While Sensex has grown 133% over the last 10 years, Relaxo Footwears Ltd (RFL) has surged a whopping 11,800% over the same period. It has been one of the biggest multibagger of the decade. So why have the investors shown such confidence in this stock? Let’s take a closer look to understand.
About the Company:
Relaxo Footwears is the leading footwear manufacturer in India and has brands like Flite, Sparx, Bahamas, Mary Jane, Boston, Relaxo under its belt.
Footwear industry in India is extremely under-penetrated with per capita consumption of 1.66 pairs/annum vs. global average of 3/annum and 6-7/annum in developed countries. India covers just 2% market share of total global footwear exports compared to ~40% by China.
RFL has managed to grow its revenue at 18% CAGR over the last 10 years whereas PAT grew at 28% CAGR over the same period. It has continuously improved volumes over the years as volumes grew from 8.4 crores in FY10 to 18.4 crores in FY19. In the same period, realizations have almost doubled from Rs.65/pair to Rs.125/pair in FY19.
RFL has 8 plants spread across India and produces most of its products in-house. It has the capacity to produce 7.5 lakh pairs/day and is planning to add capacity of 1 lakh pairs/day over the next 3 years. RFL has clocked capacity utilization of ~75% with utilization reaching 90% during peak production. RFL has established a strong distribution network throughout the country with 385 exclusive outlets and 50000+ retail outlets. It plans to add 30-40 exclusive outlets every year. Only 7% of the sales come from exclusive RFL stores.
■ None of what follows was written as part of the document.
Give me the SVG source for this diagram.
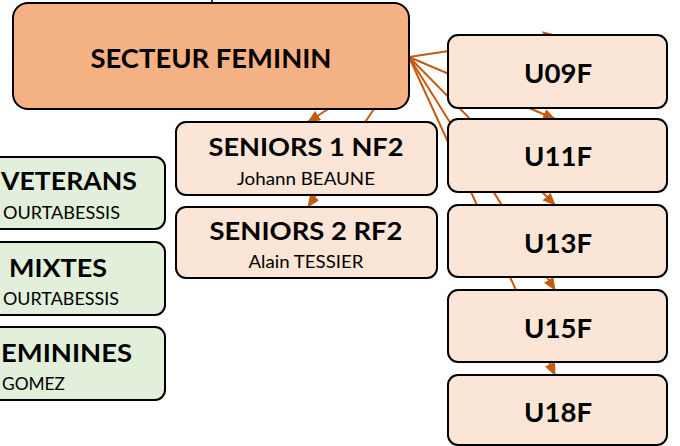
<svg xmlns="http://www.w3.org/2000/svg" width="680" height="446" viewBox="0 0 680 446">
<style>
.main{fill:#F4B183;stroke:#000;stroke-width:2}
.peach{fill:#FBE5D6;stroke:#000;stroke-width:2}
.green{fill:#E2EFDA;stroke:#000;stroke-width:2}
.t{font-family:Lato,"Open Sans","Liberation Sans",sans-serif;font-weight:bold;fill:#000}
.s{font-family:Lato,"Open Sans","Liberation Sans",sans-serif;font-weight:normal;fill:#000;font-size:17px}
.c{stroke:#C55A11;stroke-width:2;fill:none;marker-end:url(#arr)}
</style>
<defs>
<marker id="arr" markerUnits="userSpaceOnUse" markerWidth="13" markerHeight="11" refX="12" refY="5.5" orient="auto">
<path d="M0,0 L13,5.5 L0,11 z" fill="#C55A11"/>
</marker>
</defs>
<g id="connectors">
<line x1="212" y1="0" x2="212" y2="4" stroke="#000" stroke-width="1.5"/>
<line class="c" x1="409" y1="57" x2="555" y2="35"/>
<line class="c" x1="409" y1="57" x2="555" y2="119"/>
<line class="c" x1="409" y1="57" x2="555" y2="205"/>
<line class="c" x1="409" y1="57" x2="555" y2="290"/>
<line class="c" x1="409" y1="57" x2="555" y2="375"/>
<line class="c" x1="409" y1="57" x2="308" y2="122"/>
<line class="c" x1="409" y1="57" x2="308" y2="207"/>
</g>
<g id="secteur-feminin">
<rect class="main" x="13" y="3" width="396" height="106" rx="15"/>
<text class="t" x="211" y="68" font-size="27" text-anchor="middle" textLength="241" lengthAdjust="spacingAndGlyphs">SECTEUR FEMININ</text>
</g>
<g id="seniors1">
<rect class="peach" x="176" y="122" width="261" height="73" rx="10"/>
<text class="t" x="306" y="156" font-size="25" text-anchor="middle" textLength="195" lengthAdjust="spacingAndGlyphs">SENIORS 1 NF2</text>
<text class="s" x="306" y="185" text-anchor="middle" textLength="138" lengthAdjust="spacingAndGlyphs">Johann BEAUNE</text>
</g>
<g id="seniors2">
<rect class="peach" x="176" y="207" width="261" height="71" rx="10"/>
<text class="t" x="306" y="240" font-size="25" text-anchor="middle" textLength="193" lengthAdjust="spacingAndGlyphs">SENIORS 2 RF2</text>
<text class="s" x="306" y="268" text-anchor="middle" textLength="115" lengthAdjust="spacingAndGlyphs">Alain TESSIER</text>
</g>
<g id="veterans">
<rect class="green" x="-60" y="157" width="225" height="72" rx="10"/>
<text class="t" x="137" y="190" font-size="25" text-anchor="end" textLength="136" lengthAdjust="spacingAndGlyphs">VETERANS</text>
<text class="s" x="120" y="219" text-anchor="end" textLength="117" lengthAdjust="spacingAndGlyphs">OURTABESSIS</text>
</g>
<g id="mixtes">
<rect class="green" x="-60" y="242" width="225" height="73" rx="10"/>
<text class="t" x="58" y="277" font-size="25" text-anchor="middle" textLength="98" lengthAdjust="spacingAndGlyphs">MIXTES</text>
<text class="s" x="119" y="305" text-anchor="end" textLength="116" lengthAdjust="spacingAndGlyphs">OURTABESSIS</text>
</g>
<g id="feminines">
<rect class="green" x="-60" y="327" width="225" height="73" rx="10"/>
<text class="t" x="132" y="362" font-size="25" text-anchor="end" textLength="131" lengthAdjust="spacingAndGlyphs">EMININES</text>
<text class="s" x="2" y="390" textLength="63" lengthAdjust="spacingAndGlyphs">GOMEZ</text>
</g>
<g id="u09f">
<rect class="peach" x="448" y="35" width="219" height="73" rx="10"/>
<text class="t" x="558" y="83" font-size="27" text-anchor="middle" textLength="68" lengthAdjust="spacingAndGlyphs">U09F</text>
</g>
<g id="u11f">
<rect class="peach" x="448" y="119" width="219" height="73" rx="10"/>
<text class="t" x="558" y="166" font-size="27" text-anchor="middle" textLength="68" lengthAdjust="spacingAndGlyphs">U11F</text>
</g>
<g id="u13f">
<rect class="peach" x="448" y="205" width="219" height="72" rx="10"/>
<text class="t" x="558" y="253" font-size="27" text-anchor="middle" textLength="68" lengthAdjust="spacingAndGlyphs">U13F</text>
</g>
<g id="u15f">
<rect class="peach" x="448" y="290" width="219" height="72" rx="10"/>
<text class="t" x="558" y="338" font-size="27" text-anchor="middle" textLength="68" lengthAdjust="spacingAndGlyphs">U15F</text>
</g>
<g id="u18f">
<rect class="peach" x="448" y="375" width="219" height="70" rx="10"/>
<text class="t" x="558" y="422" font-size="27" text-anchor="middle" textLength="68" lengthAdjust="spacingAndGlyphs">U18F</text>
</g>
</svg>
North India is Relaxo’s biggest market and forms 50% of its revenue and East India forms 20% while the rest is from South and West India. Company is now expanding in South and North and these regions have become the fastest-growing regions for RFL. The company also exports its products to 30 countries. It has recently established an office in Dubai to boost revenue from exports.
RFL commands a 5% market share in India. 55% of the market is controlled by unorganized players and RFL has huge room for growth as consumers in Tier 2, Tier 3 cities and rural areas in India are increasingly becoming brand-centric. RFL restyles 20% of its portfolio every year to keep up with the trend. It spends Rs.9/pair on branding compared to just Rs.4/pair by its biggest competitor, Bata.
RFL derives 70% of its revenue from products ‘under Rs.500’ category. Gradually the company is moving towards premiumization. Premium products brand Sparx is the fastest growing brand for RFL and it now forms 35% of the total revenue while contributing just 15% of the total volumes.
Buying behaviour is continuously changing in India due to urbanization and increasing internet penetration. E-commerce is now the fastest-growing channel as it grew 37% YoY in H1FY20.
But the company has seen slow growth in volume as volumes grew just 1% in Q3FY20. It sold 4x the number of pairs that Bata sold in FY19 but Bata made a profit 7x that of Relaxo in FY19. This shows that Relaxo still has far lower realizations than its competitors.
Significant import dependence for raw material: Currently, ~ 40% of raw materials used by the company are imported (EVA ~ 18%, PU ~ 15% and rubber ~ 7%). Fluctuation in prices of these crude-linked products and volatility in currency exchange rates can impact the margins of the company.
High level of competition may impact margins: Increased level of competition from new entrants as well as unorganised players can impact the profitability metric for the footwear industry.
Company has huge market potential and government initiatives like “Make in India”, Tax cuts on footwears and increase in Import duty on footwears certainly works in the favour of Relaxo. RFL has a PE of 67 which hinges on investors’ expectation of huge growth, but COVID issues and the consequent slowdown will certainly affect the growth prospects (as witnessed in Q3) of the company and it will find it hard to justify such high valuations in a difficult environment.